Lutz Bacher: Burning the Days
Published by Astrup Fearnley Museet, WIELS, and Roma Publications, the catalogue brings together three newly commissioned essays approaching Bacher’s art from distinct yet intersecting perspectives. Kate Nesin takes The Betty Center — Bacher’s archive of nearly 300 black binders, later realised as an artwork — as a point of departure to examine her engagement with archives, containers, and readymade forms. Juliane Rebentisch reads Bacher’s work as a sustained practice of opacity that stages accumulation, self-exposure, humour, and citation to unsettle fixed identities and disrupt the clichés through which meaning is usually secured.
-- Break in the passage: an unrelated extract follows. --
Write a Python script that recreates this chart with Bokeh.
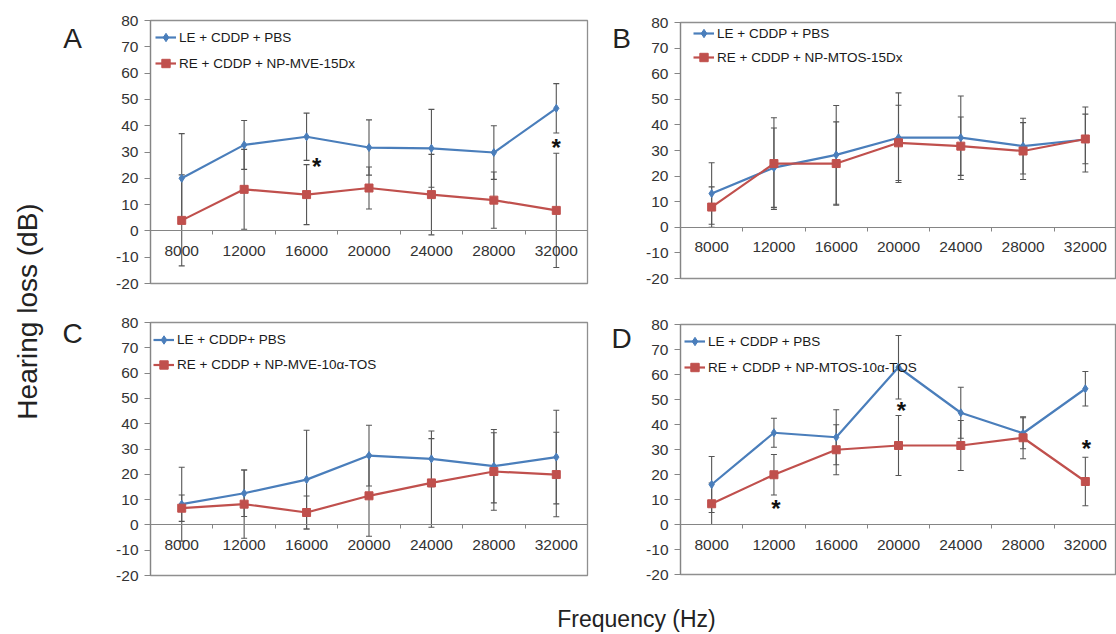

Finally, Emily LaBarge reads Bacher through the logic of the pun, showing how her works hinge on double meanings and perceptual slippages that make uncertainty the condition of viewing. Burning the Days: An Exhibition occupies a distinct place within the lineage of Bacher’s artist books. It is the first major publication on Bacher produced entirely after her death and without her direct involvement or design input.
Lutz Bacher (1943–2019) lived in Berkeley, California and New York City. She began making art in the 1970s under this assumed name. Her earliest artworks were made with a camera. She took her own pictures, as well as transformed found photographs, drawing resonance out of them by distorting them, editing and combining them, or uncovering half-hidden details about them.